Wirtualne gogle zapewnią nam wyjątkowy obraz, ale co z samym sterowaniem? Tu przychodzą z pomocą różne urządzenia, nad którymi pracują producenci z całego świata. Ciekawie zapowiada się m.in. kombinezon PrioVR czy modułowy STEM System. Bez wątpienia jednak najczęściej wspominanym przy okazji Oculus Rifta urządzeniem jest wielokierunkowa bieżniaVirtuix Omni. Okazuje się jednak, że w czasie, gdy Omni zbierała fundusze na Kickstarterze grupa naukowców z Uniwersytetu Technicznego w Wiedniu równolegle pracowała nad bliźniaczo podobnym pomysłem.

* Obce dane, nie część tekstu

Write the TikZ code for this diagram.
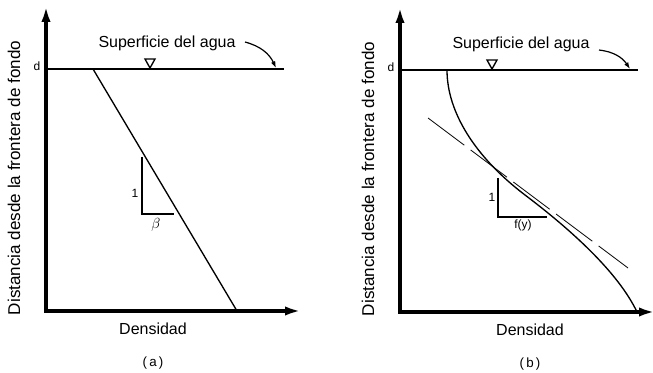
\documentclass[tikz,border=0pt]{standalone}
\usepackage{fontspec}
\setmainfont{Liberation Sans}
\usetikzlibrary{arrows.meta}

\begin{document}
\begin{tikzpicture}[
    x=0.75pt, y=-0.75pt,
    every node/.style={font=\fontsize{12}{14}\selectfont, inner sep=0pt},
    >={Latex[length=12pt,width=7pt]},
    axis/.style={line width=2.4pt, ->},
    surface/.style={line width=1.4pt},
    profile/.style={line width=1pt},
    small/.style={font=\fontsize{9}{10}\selectfont},
]
\useasboundingbox (0,0) rectangle (653,373);

% === Frame shared by both panels ===
\foreach \ox/\oy/\pan/\xlab/\tri/\ya in {46/311/a/107/104/-269, 400/312/b/130/92/-262} {
  \begin{scope}[shift={(\ox,\oy)}]
    \coordinate (O-\pan) at (0,0);
    \coordinate (ytop-\pan) at (0,-305);
    \coordinate (xend-\pan) at (255,0);
    \coordinate (ws0-\pan) at (0,-242);
    \coordinate (ws1-\pan) at (238,-242);
    \coordinate (wsa-\pan) at (230,-243);
    % axes
    \draw[axis] ([yshift=-0.8pt]O-\pan) -- (ytop-\pan);
    \draw[axis] ([xshift=-1.2pt]O-\pan) -- (xend-\pan);
    % water surface
    \draw[surface] (ws0-\pan) -- (ws1-\pan);
    \draw[line width=1pt] (\tri-5,-252) -- (\tri+5,-252) -- (\tri,-243) -- cycle;
    \node[small] (d-\pan) at (-9,-245) {d};
    \node (sup-\pan) at (121,-268) {Superficie del agua};
    \draw[->, line width=0.9pt, >={Latex[length=5pt,width=3.5pt]}]
        (199,\ya) to[bend left=25] (wsa-\pan);
    % axis labels
    \node (dens-\pan) at (\xlab,18) {Densidad};
    \node[rotate=90, font=\fontsize{12.8}{14}\selectfont] (dist-\pan) at (-32,-133)
        {Distancia desde la frontera de fondo};
    \node[font=\fontsize{10}{12}\selectfont] (cap-\pan) at (\xlab,52) {(\,\pan\,)};
  \end{scope}
}

% === Panel (a): linear profile ===
\begin{scope}[shift={(46,311)}]
  \coordinate (lin0) at (47,-242);
  \coordinate (lin1) at (191,0);
  \draw[profile] (lin0) -- (lin1);
  % slope triangle
  \coordinate (sa0) at (96,-154);
  \coordinate (sa1) at (96,-97);
  \coordinate (sa2) at (128,-97);
  \draw[line width=1.2pt] (sa0) -- (sa1) -- (sa2);
  \node[small] (one-a) at (89,-118) {1};
  \node[font=\fontsize{11}{12}\selectfont] (beta) at (110,-86) {$\beta$};
\end{scope}

% === Panel (b): curved profile with tangent ===
\begin{scope}[shift={(400,312)}]
  \coordinate (cur0) at (47,-242);
  \coordinate (curm) at (125,-117);
  \coordinate (cur1) at (237,0);
  \draw[profile] (cur0) .. controls (47,-200) and (75,-155) .. (curm)
      .. controls (170,-83) and (218,-40) .. (cur1);
  % tangent at the inflection
  \coordinate (tan0) at (28,-194);
  \coordinate (tan1) at (228,-44);
  \draw[line width=0.6pt, dash pattern=on 34pt off 6pt] (tan0) -- (tan1);
  % slope triangle
  \coordinate (sb0) at (98,-134);
  \coordinate (sb1) at (98,-95);
  \coordinate (sb2) at (147,-95);
  \draw[line width=1.2pt] (sb0) -- (sb1) -- (sb2);
  \node[small] (one-b) at (92,-115) {1};
  \node[small] (fy) at (123,-87) {f(y)};
\end{scope}

\end{tikzpicture}
\end{document}
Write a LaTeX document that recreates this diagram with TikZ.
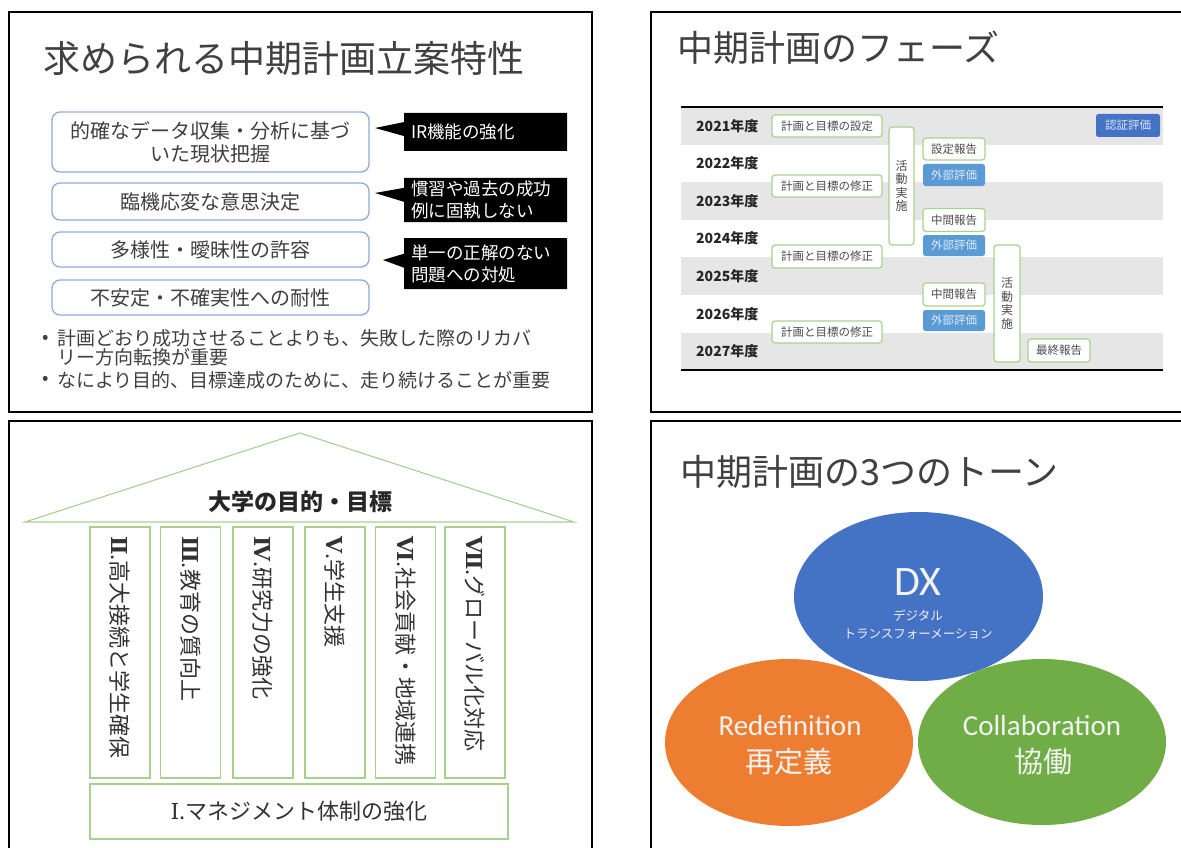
\documentclass[tikz,border=0pt]{standalone}
\usepackage{fontspec}
\setmainfont{Noto Sans CJK JP}
\newfontfamily\carl{Carlito}
\newfontfamily\romf{DejaVu Serif}
\usetikzlibrary{shapes.geometric,shapes.callouts}
\definecolor{txt}{HTML}{404040}
\definecolor{bluebd}{HTML}{8FAADC}
\definecolor{grnl}{HTML}{A9D18E}
\definecolor{rowgray}{HTML}{E7E6E6}
\definecolor{bA}{HTML}{5B9BD5}
\definecolor{bB}{HTML}{4472C4}
\definecolor{orng}{HTML}{ED7D31}
\definecolor{grnF}{HTML}{70AD47}
\begin{document}
\begin{tikzpicture}[x=1pt,y=-1pt,
  panel/.style={draw=black,line width=2.5pt},
  ttl/.style={anchor=west,inner sep=0,text=txt,font=\fontsize{37}{40}\selectfont},
  rbox/.style={draw=bluebd,line width=1.3pt,rounded corners=8pt,fill=white,minimum width=317pt,inner sep=0,text=txt,align=center,font=\fontsize{20}{23}\selectfont},
  note/.style={rectangle callout,fill=black,text=white,text width=149pt,inner xsep=7pt,inner ysep=0pt,align=left,minimum width=163pt,font=\fontsize{17.5}{22}\selectfont,callout pointer width=14pt},
  bul/.style={anchor=west,inner sep=0,text=txt,align=left,font=\fontsize{19}{19}\selectfont},
  gbox/.style={draw=grnl,line width=1.2pt,rounded corners=3pt,fill=white,inner sep=0,text=black!70,font=\fontsize{11.5}{14}\selectfont},
  bbox/.style={fill=#1,rounded corners=2.5pt,inner sep=0,text=white!80!#1,font=\fontsize{11.5}{14}\selectfont},
  actbox/.style={gbox,align=center,font=\fontsize{12}{13.5}\selectfont},
  year/.style={anchor=west,inner sep=0,text=black!85,font=\fontsize{14}{16}\selectfont\bfseries},
  pillar/.style={draw=grnl,line width=1.2pt,minimum width=60pt,minimum height=251pt,inner sep=0},
  ptext/.style={rotate=-90,anchor=west,inner sep=0,text=black!80,font=\fontsize{22}{24}\selectfont},
  oval/.style={ellipse,fill=#1,inner sep=0},
  wt/.style={text=white!95!black,inner sep=0}
]
\useasboundingbox (0,0) rectangle (1181,848);
\clip (0,0) rectangle (1181,848);
\fill[white] (0,0) rectangle (1181,848);

% ---------- panel 1 ----------
\draw[panel] (9,12) rectangle (592,412);
\node[ttl] (t1) at (43,58) {求められる中期計画立案特性};
\node[rbox,minimum height=60pt] (r1) at (210.5,142) {的確なデータ収集・分析に基づ\\いた現状把握};
\node[rbox,minimum height=37pt] (r2) at (210.5,201.5) {臨機応変な意思決定};
\node[rbox,minimum height=35pt] (r3) at (210.5,249.5) {多様性・曖昧性の許容};
\node[rbox,minimum height=35pt] (r4) at (210.5,297.5) {不安定・不確実性への耐性};
\node[note,minimum height=38pt,callout absolute pointer={(375,128)}] (c1) at (485.5,132) {IR機能の強化};
\node[note,minimum height=44pt,callout absolute pointer={(375,193)}] (c2) at (485.5,200) {慣習や過去の成功\\例に固執しない};
\node[note,minimum height=51pt,callout absolute pointer={(383,260)}] (c3) at (485.5,263.5) {単一の正解のない\\問題への対処};
\node[bul] (d1) at (42,339) {•};
\node[bul] (b1) at (57,348) {計画どおり成功させることよりも、失敗した際のリカバ\\リー方向転換が重要};
\node[bul] (d2) at (42,380) {•};
\node[bul] (b2) at (57,380) {なにより目的、目標達成のために、走り続けることが重要};

% ---------- panel 2 ----------
\draw[panel] (651,12) rectangle (1195,412);
\node[ttl,font=\fontsize{36}{40}\selectfont] (t2) at (677,48) {中期計画のフェーズ};
\foreach \i/\yr in {0/2021,1/2022,2/2023,3/2024,4/2025,5/2026,6/2027}{
  \pgfmathsetmacro{\ya}{107+37.6*\i}
  \pgfmathsetmacro{\yb}{107+37.6*(\i+1)}
  \pgfmathsetmacro{\yc}{107+37.6*(\i+0.5)}
  \ifodd\i\else\fill[rowgray] (681,\ya) rectangle (1163,\yb);\fi
  \node[year] (y\yr) at (696,\yc) {\yr 年度};
}
\draw[line width=2pt] (681,107) -- (1163,107);
\draw[line width=2pt] (681,370) -- (1163,370);
\node[gbox,minimum width=110pt,minimum height=22pt] (p0) at (827,126) {計画と目標の設定};
\node[gbox,minimum width=110pt,minimum height=22pt] (p1) at (827,186) {計画と目標の修正};
\node[gbox,minimum width=110pt,minimum height=23pt] (p2) at (827,256.5) {計画と目標の修正};
\node[gbox,minimum width=110pt,minimum height=22pt] (p3) at (827,332) {計画と目標の修正};
\node[actbox,minimum width=25pt,minimum height=118pt] (a1) at (901.5,186) {活\\動\\実\\施};
\node[actbox,minimum width=26pt,minimum height=117pt] (a2) at (1007,303.5) {活\\動\\実\\施};
\node[gbox,minimum width=62pt,minimum height=22pt] (s1) at (954,149) {設定報告};
\node[bbox=bA,minimum width=62pt,minimum height=22pt] (e1) at (954,175) {外部評価};
\node[gbox,minimum width=62pt,minimum height=23pt] (s2) at (954,220) {中間報告};
\node[bbox=bA,minimum width=62pt,minimum height=21pt] (e2) at (954,245.5) {外部評価};
\node[gbox,minimum width=62pt,minimum height=23pt] (s3) at (954,294.5) {中間報告};
\node[bbox=bA,minimum width=62pt,minimum height=21pt] (e3) at (954,320.5) {外部評価};
\node[gbox,minimum width=62pt,minimum height=23pt] (fin) at (1059,350.5) {最終報告};
\node[bbox=bB,minimum width=64pt,minimum height=23pt] (cert) at (1128,125.5) {認証評価};

% ---------- panel 3 ----------
\draw[panel] (9,421) rectangle (592,862);
\draw[grnl,line width=1.1pt] (25,522) -- (300,433) -- (574,522) -- cycle;
\node[inner sep=0,text=black!85,font=\fontsize{23}{26}\selectfont\bfseries] (goal) at (300,502) {大学の目的・目標};
\node[pillar] (q2) at (120,652.5) {};
\node[pillar] (q3) at (190.5,652.5) {};
\node[pillar] (q4) at (263,652.5) {};
\node[pillar] (q5) at (335,652.5) {};
\node[pillar] (q6) at (405.5,652.5) {};
\node[pillar] (q7) at (475,652.5) {};
\node[ptext] (q2t) at (120,536) {{\romf\bfseries Ⅱ}.高大接続と学生確保};
\node[ptext] (q3t) at (190.5,536) {{\romf\bfseries Ⅲ}.教育の質向上};
\node[ptext] (q4t) at (263,536) {{\romf\bfseries Ⅳ}.研究力の強化};
\node[ptext] (q5t) at (335,536) {{\romf\bfseries Ⅴ}.学生支援};
\node[ptext] (q6t) at (405.5,536) {{\romf\bfseries Ⅵ}.社会貢献・地域連携};
\node[ptext] (q7t) at (475,536) {{\romf\bfseries Ⅶ}.グローバル化対応};
\node[draw=grnl,line width=1.2pt,minimum width=418pt,minimum height=55pt,inner sep=0,text=black!80,font=\fontsize{22}{24}\selectfont] (base) at (299,811.5) {{\romf Ⅰ}.マネジメント体制の強化};

% ---------- panel 4 ----------
\draw[panel] (651,421) rectangle (1195,862);
\node[ttl,font=\fontsize{36}{40}\selectfont] (t4) at (680,472) {中期計画の3つのトーン};
\node[oval=orng,minimum width=248pt,minimum height=167pt] (ore) at (789,742.5) {};
\node[oval=grnF,minimum width=248pt,minimum height=166pt] (gre) at (1042,742) {};
\node[oval=bB,minimum width=249pt,minimum height=169pt] (dxe) at (918.5,596.5) {};
\node[wt,font=\carl\fontsize{42}{44}\selectfont] (dx) at (918,582.5) {DX};
\node[wt,font=\fontsize{12.5}{14}\selectfont] (dx1) at (918,616) {デジタル};
\node[wt,font=\fontsize{12.5}{14}\selectfont] (dx2) at (918,634) {トランスフォーメーション};
\node[wt,font=\carl\fontsize{29}{32}\selectfont] (re) at (790,726) {Redefinition};
\node[wt,font=\fontsize{29}{32}\selectfont] (rej) at (789,762) {再定義};
\node[wt,font=\carl\fontsize{29}{32}\selectfont] (co) at (1042,726) {Collaboration};
\node[wt,font=\fontsize{29}{32}\selectfont] (coj) at (1043,762) {協働};
\end{tikzpicture}
\end{document}
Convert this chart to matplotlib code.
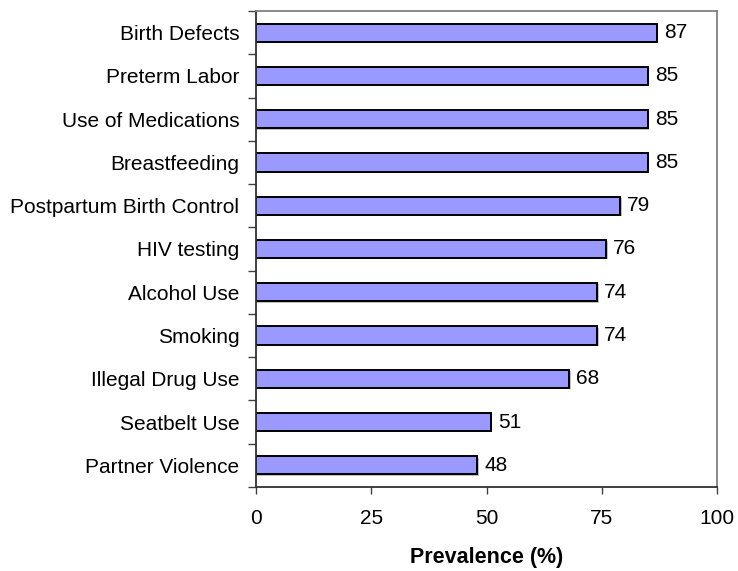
import matplotlib
matplotlib.use("Agg")
import matplotlib.pyplot as plt
from matplotlib.ticker import FixedLocator

plt.rcParams['font.family'] = ['Liberation Sans', 'DejaVu Sans']

categories = ["Birth Defects", "Preterm Labor", "Use of Medications", "Breastfeeding",
              "Postpartum Birth Control", "HIV testing", "Alcohol Use", "Smoking",
              "Illegal Drug Use", "Seatbelt Use", "Partner Violence"]
values = [87, 85, 85, 85, 79, 76, 74, 74, 68, 51, 48]
value_labels = ["87", "85", "85", "85", "79", "76", "74", "74", "68", "51", "48"]
x_ticks = [0, 25, 50, 75, 100]

fig = plt.figure(figsize=(7.38, 5.71), dpi=100)
ax = fig.add_axes([256/738, 1-487/571, (717-256)/738, (487-11)/571])

n = len(categories)
ypos = list(range(n - 1, -1, -1))

# soft shadow under each bar
ax.barh([y - 0.03 for y in ypos], values, height=0.42, left=0.3,
        color="#bfbfbf", edgecolor="none", zorder=1)
ax.barh(ypos, values, height=0.42, color="#9999ff", edgecolor="black",
        linewidth=1.4, zorder=2)

for y, v, t in zip(ypos, values, value_labels):
    ax.text(v + 1.5, y, t, va="center", ha="left", fontsize=15)

ax.set_xlim(0, 100)
ax.set_ylim(-0.5, n - 0.5)
ax.set_xticks(x_ticks)
ax.set_xticklabels([str(t) for t in x_ticks], fontsize=15)
ax.tick_params(axis="x", length=5, width=1, color="#404040", pad=11)

ax.set_yticks(ypos)
ax.set_yticklabels(categories, fontsize=15)
ax.tick_params(axis="y", length=0, pad=12)
ax.yaxis.set_minor_locator(FixedLocator([i - 0.5 for i in range(n + 1)]))
ax.tick_params(axis="y", which="minor", length=6, width=1, color="#404040")

for s in ["top", "right"]:
    ax.spines[s].set_color("#808080")
    ax.spines[s].set_linewidth(1.3)
for s in ["left", "bottom"]:
    ax.spines[s].set_color("#303030")
    ax.spines[s].set_linewidth(1.3)

ax.set_xlabel("Prevalence (%)", fontsize=15.5, fontweight="bold")
ax.xaxis.set_label_coords(0.5, -(558 - 487) / 476)
ax.xaxis.label.set_va("center")

fig.savefig("out.png", dpi=100)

Virtualizer jest bieżnią wielokierunkową, która choć budową przypomina Omni to jednak jest o wiele bardziej funkcjonalna. Przede wszystkim dlatego, że pierścień, do którego przymocowane są “szelki” trzymające użytkownika na platformie, znajduje się na prowadnicach. Dzięki temu możliwe jest komfortowe kucanie czy podskakiwanie. Po drugie zaś platforma pokryta jest materiałem, który umożliwia ślizganie się po jego powierzchni i nie wymaga noszenia specjalnego obuwia – można grać w samych skarpetkach.
Urządzenie w sprzedaży ma pojawić się w przyszłym roku. Cena nie jest jeszcze znana, ale jeśli uda im się zbliżyć do ceny Omni (499$) lub nawet troszkę ją zbić Virtuix może mieć wielkie kłopoty w sprzedaży swojego modelu.